2.13 In its response to the consultation on the Bill, Consumer Focus Scotland said:

"We would at this time suggest that the Scottish Government also give consideration to the potential to introduce regulation for individuals or organisations offering will writing services. Whilst such will writing firms have had little presence in Scotland in the past, we are aware some of them have begun to advertise their services here. The Institute of Professional Willwriters has concerns that the recession will lead to an increase in the number of unscrupulous willwriters. Whilst we have no specific evidence of consumer detriment caused by willwriters in Scotland, we have concerns that bad practice will not be discovered until a person has died, by which time it is too late and the family must deal with the consequences of the bad practice."

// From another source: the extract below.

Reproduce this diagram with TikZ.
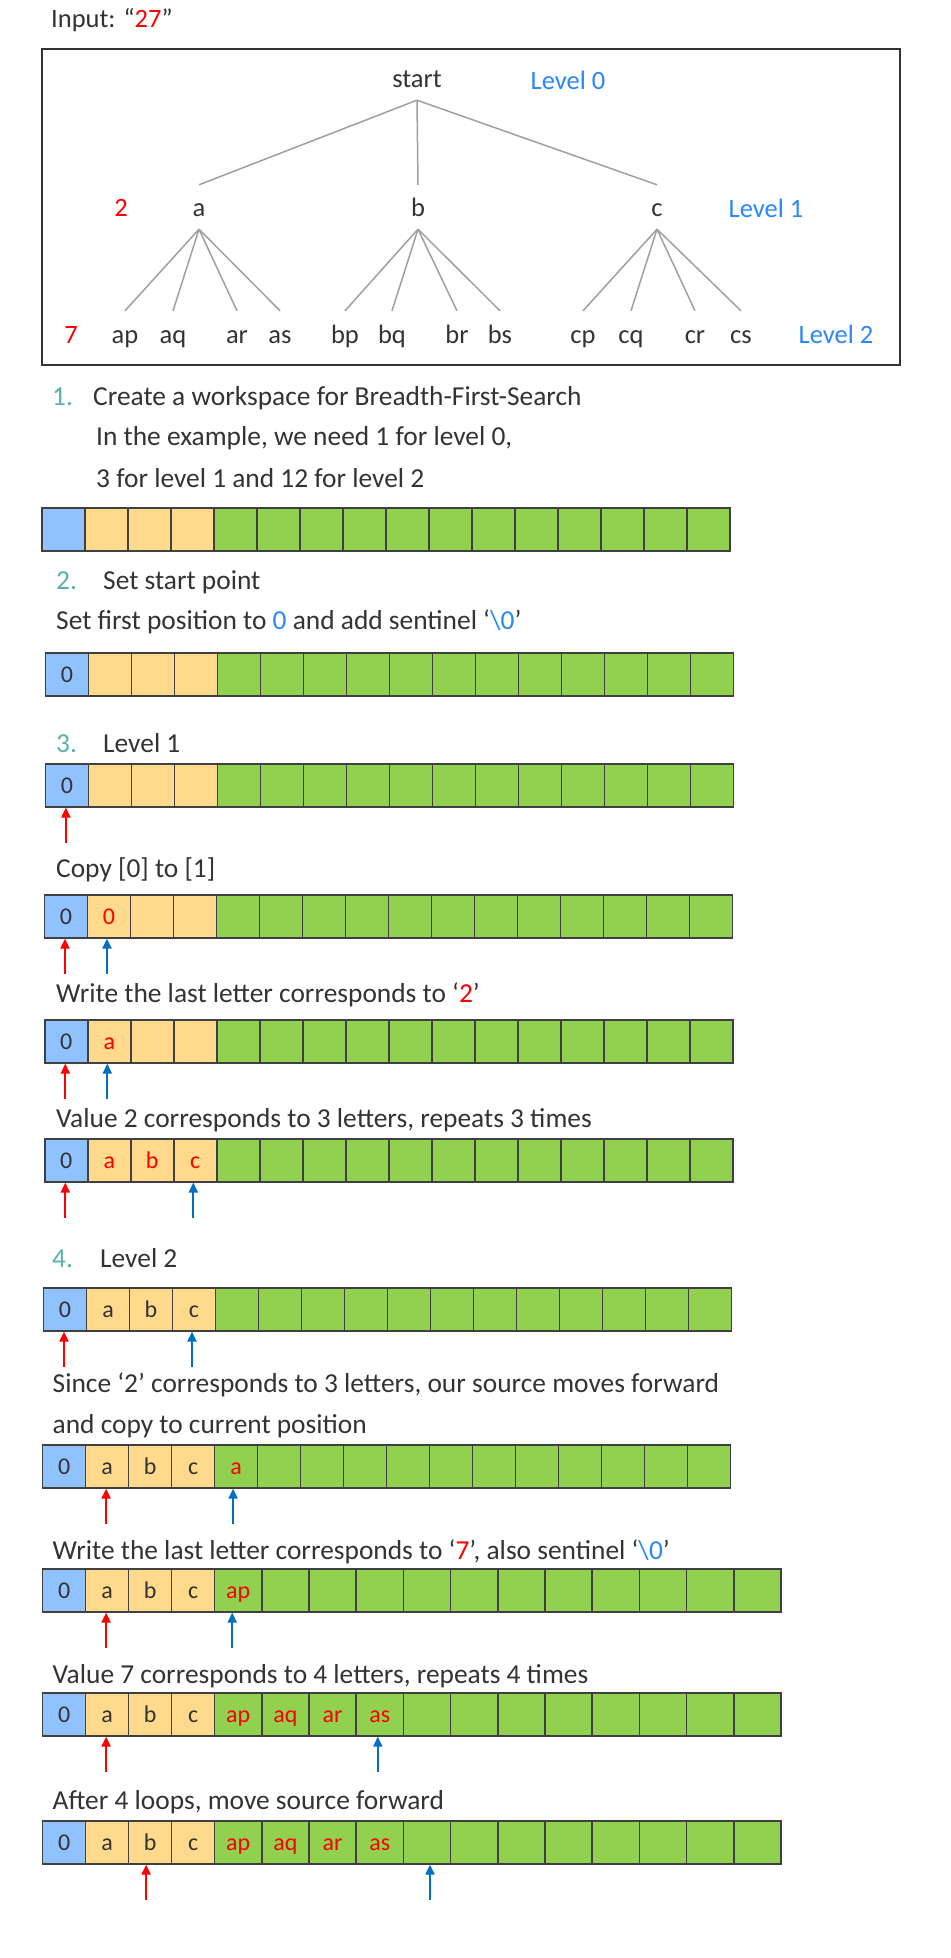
\documentclass[tikz,border=0pt]{standalone}
\usepackage{fontspec}
\setmainfont{Carlito}
\usetikzlibrary{calc,arrows.meta}
\definecolor{tcol}{HTML}{333333}
\definecolor{tealnum}{HTML}{5BB3A8}
\definecolor{lvlblue}{HTML}{2A88FF}
\definecolor{cblue}{HTML}{8FC2FF}
\definecolor{cyel}{HTML}{FFD98C}
\definecolor{cgreen}{HTML}{92D050}
\definecolor{bordercol}{HTML}{404040}
\definecolor{treegray}{HTML}{A0A0A0}
\definecolor{arrblue}{HTML}{0070C0}
\definecolor{ared}{HTML}{FF0000}
\tikzset{
  txt/.style={font=\fontsize{27.4}{32}\selectfont, text=tcol, inner sep=0pt, anchor=base west},
  numtxt/.style={txt, text=tealnum},
  tnode/.style={font=\fontsize{26.5}{32}\selectfont, text=tcol, inner sep=0pt, anchor=base, text height=32pt, text depth=12pt},
  tlabel/.style={font=\fontsize{26.5}{32}\selectfont, inner sep=0pt, anchor=base},
  treeline/.style={draw=treegray, line width=1.5pt},
  cellbox/.style={draw=bordercol, line width=1.6pt, minimum height=43pt, inner sep=0pt, anchor=north west},
  celltxt/.style={font=\fontsize{24}{28}\selectfont, text=tcol, inner sep=0pt, anchor=base, yshift=-8.5pt},
  redarr/.style={draw=ared, line width=2pt, -{Triangle[length=10pt,width=9pt]}},
  bluearr/.style={draw=arrblue, line width=2pt, -{Triangle[length=10pt,width=9pt]}},
}
\newcommand\R[1]{\textcolor{ared}{#1}}
\newcommand\B[1]{\textcolor{lvlblue}{#1}}
\newcommand\cellbar[4]{%
  \foreach \i in {0,...,15}{%
    \ifnum\i=0 \def\fc{cblue}\else\ifnum\i<4 \def\fc{cyel}\else\def\fc{cgreen}\fi\fi
    \ifnum\i<4 \pgfmathsetmacro\xx{#2+43*\i}\def\ww{43}\else\pgfmathsetmacro\xx{#2+172+#4*(\i-4)}\def\ww{#4}\fi
    \node[cellbox, fill=\fc, minimum width=\ww pt] (#1-\i) at (\xx,#3) {};
  }}
\newcommand\uparr[3]{\draw[#1] ($(#2.south)+(#3,35)$) -- ($(#2.south)+(#3,0)$);}
\begin{document}
\begin{tikzpicture}[x=1pt,y=-1pt]
\useasboundingbox (0,0) rectangle (950,1958);
\fill[white] (0,0) rectangle (950,1958);
% input
\node[txt, font=\fontsize{26.5}{32}\selectfont] (input) at (51,28) {Input: “\R{27}”};
% tree box
\node[draw=tcol, line width=1.8pt, minimum width=858pt, minimum height=316pt, inner sep=0pt, anchor=north west] (treebox) at (41,48) {};
\node[tnode] (start) at (417,88) {start};
\node[tnode] (na) at (199,217) {a};
\node[tnode] (nb) at (418,217) {b};
\node[tnode] (nc) at (657,217) {c};
\foreach \n/\x in {ap/125,aq/173,ar/237,as/280,bp/345,bq/392,br/457,bs/500,cp/583,cq/631,cr/695,cs/741}
  \node[tnode] (n\n) at (\x,343) {\n};
\draw[treeline] (start.south) -- (na.north);
\draw[treeline] (start.south) -- (nb.north);
\draw[treeline] (start.south) -- (nc.north);
\foreach \p in {a,b,c}{
  \foreach \q in {p,q,r,s}{
    \draw[treeline] (n\p.south) -- (n\p\q.north);
  }}
\node[tlabel, text=lvlblue] (lv0) at (568,89.5) {Level 0};
\node[tlabel, text=lvlblue] (lv1) at (766,218) {Level 1};
\node[tlabel, text=lvlblue] (lv2) at (836,343) {Level 2};
\node[tlabel, text=ared] (d2) at (121,217) {2};
\node[tlabel, text=ared] (d7) at (71,343) {7};
% step 1
\node[numtxt] (s1n) at (52,405) {1.};
\node[txt] (s1) at (93,405) {Create a workspace for Breadth-First-Search};
\node[txt] (s1b) at (96,445) {In the example, we need 1 for level 0,};
\node[txt] (s1c) at (96,487) {3 for level 1 and 12 for level 2};
\cellbar{b1}{41.2}{507}{43}
% step 2
\node[numtxt] (s2n) at (56,589) {2.};
\node[txt] (s2) at (103,589) {Set start point};
\node[txt] (s2b) at (56,629) {Set first position to \B{0} and add sentinel ‘\B{\textbackslash 0}’};
\cellbar{b2}{44.6}{652}{43}
\node[celltxt] (t2-0) at (b2-0) {0};
% step 3
\node[numtxt] (s3n) at (56,752) {3.};
\node[txt] (s3) at (103,752) {Level 1};
\cellbar{b3}{44.6}{763}{43}
\node[celltxt] (t3-0) at (b3-0) {0};
\uparr{redarr}{b3-0}{-1}
\node[txt] (s3b) at (56,877) {Copy [0] to [1]};
\cellbar{b4}{43.7}{894}{43}
\node[celltxt] (t4-0) at (b4-0) {0};
\node[celltxt] (t4-1) at (b4-1) {\R{0}};
\uparr{redarr}{b4-0}{-1}
\uparr{bluearr}{b4-1}{-2}
\node[txt] (s3c) at (56,1002) {Write the last letter corresponds to ‘\R{2}’};
\cellbar{b5}{44}{1019}{43}
\node[celltxt] (t5-0) at (b5-0) {0};
\node[celltxt] (t5-1) at (b5-1) {\R{a}};
\uparr{redarr}{b5-0}{-1}
\uparr{bluearr}{b5-1}{-2}
\node[txt] (s3d) at (56,1127) {Value 2 corresponds to 3 letters, repeats 3 times};
\cellbar{b6}{44}{1138}{43}
\node[celltxt] (t6-0) at (b6-0) {0};
\node[celltxt] (t6-1) at (b6-1) {\R{a}};
\node[celltxt] (t6-2) at (b6-2) {\R{b}};
\node[celltxt] (t6-3) at (b6-3) {\R{c}};
\uparr{redarr}{b6-0}{-1}
\uparr{bluearr}{b6-3}{-2}
% step 4
\node[numtxt] (s4n) at (52,1267) {4.};
\node[txt] (s4) at (100,1267) {Level 2};
\cellbar{b7}{42.7}{1287}{43}
\node[celltxt] (t7-0) at (b7-0) {0};
\node[celltxt] (t7-1) at (b7-1) {a};
\node[celltxt] (t7-2) at (b7-2) {b};
\node[celltxt] (t7-3) at (b7-3) {c};
\uparr{redarr}{b7-0}{-1}
\uparr{bluearr}{b7-3}{-2}
\node[txt] (s4b) at (52.5,1392) {Since ‘2’ corresponds to 3 letters, our source moves forward};
\node[txt] (s4c) at (52.5,1433) {and copy to current position};
\cellbar{b8}{41.8}{1444}{43}
\node[celltxt] (t8-0) at (b8-0) {0};
\node[celltxt] (t8-1) at (b8-1) {a};
\node[celltxt] (t8-2) at (b8-2) {b};
\node[celltxt] (t8-3) at (b8-3) {c};
\node[celltxt] (t8-4) at (b8-4) {\R{a}};
\uparr{redarr}{b8-1}{-1}
\uparr{bluearr}{b8-4}{-3}
\node[txt] (s4d) at (52.5,1559) {Write the last letter corresponds to ‘\R{7}’, also sentinel ‘\B{\textbackslash 0}’};
\cellbar{b9}{41.8}{1568}{47.2}
\node[celltxt] (t9-0) at (b9-0) {0};
\node[celltxt] (t9-1) at (b9-1) {a};
\node[celltxt] (t9-2) at (b9-2) {b};
\node[celltxt] (t9-3) at (b9-3) {c};
\node[celltxt] (t9-4) at (b9-4) {\R{ap}};
\uparr{redarr}{b9-1}{-1}
\uparr{bluearr}{b9-4}{-6}
\node[txt] (s4e) at (52.5,1683) {Value 7 corresponds to 4 letters, repeats 4 times};
\cellbar{b10}{41.8}{1692}{47.2}
\node[celltxt] (t10-0) at (b10-0) {0};
\node[celltxt] (t10-1) at (b10-1) {a};
\node[celltxt] (t10-2) at (b10-2) {b};
\node[celltxt] (t10-3) at (b10-3) {c};
\node[celltxt] (t10-4) at (b10-4) {\R{ap}};
\node[celltxt] (t10-5) at (b10-5) {\R{aq}};
\node[celltxt] (t10-6) at (b10-6) {\R{ar}};
\node[celltxt] (t10-7) at (b10-7) {\R{as}};
\uparr{redarr}{b10-1}{-1}
\uparr{bluearr}{b10-7}{-2}
\node[txt] (s4f) at (52.5,1809) {After 4 loops, move source forward};
\cellbar{b11}{41.8}{1820}{47.2}
\node[celltxt] (t11-0) at (b11-0) {0};
\node[celltxt] (t11-1) at (b11-1) {a};
\node[celltxt] (t11-2) at (b11-2) {b};
\node[celltxt] (t11-3) at (b11-3) {c};
\node[celltxt] (t11-4) at (b11-4) {\R{ap}};
\node[celltxt] (t11-5) at (b11-5) {\R{aq}};
\node[celltxt] (t11-6) at (b11-6) {\R{ar}};
\node[celltxt] (t11-7) at (b11-7) {\R{as}};
\uparr{redarr}{b11-2}{-4}
\uparr{bluearr}{b11-8}{3}
\end{tikzpicture}
\end{document}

2.14 In February 2008, Citizens Advice warned people to be wary of adverts and cold calls promising cut-price wills. Which? covered the story in an article in April 2008. Citizens Advice Bureaux reported increasing numbers of people who had been conned into parting with many hundreds of pounds by bogus will writers cashing in on people's desire to make sure their financial affairs are settled according to their wishes after they die. More recently, Citizens Advice has suggested that the case for independent regulation is considered, but cautioned that it would need to be proportionate to keep small, specialist will-writing firms in the market whilst enabling mass providers, such as banks, to develop will-writing services.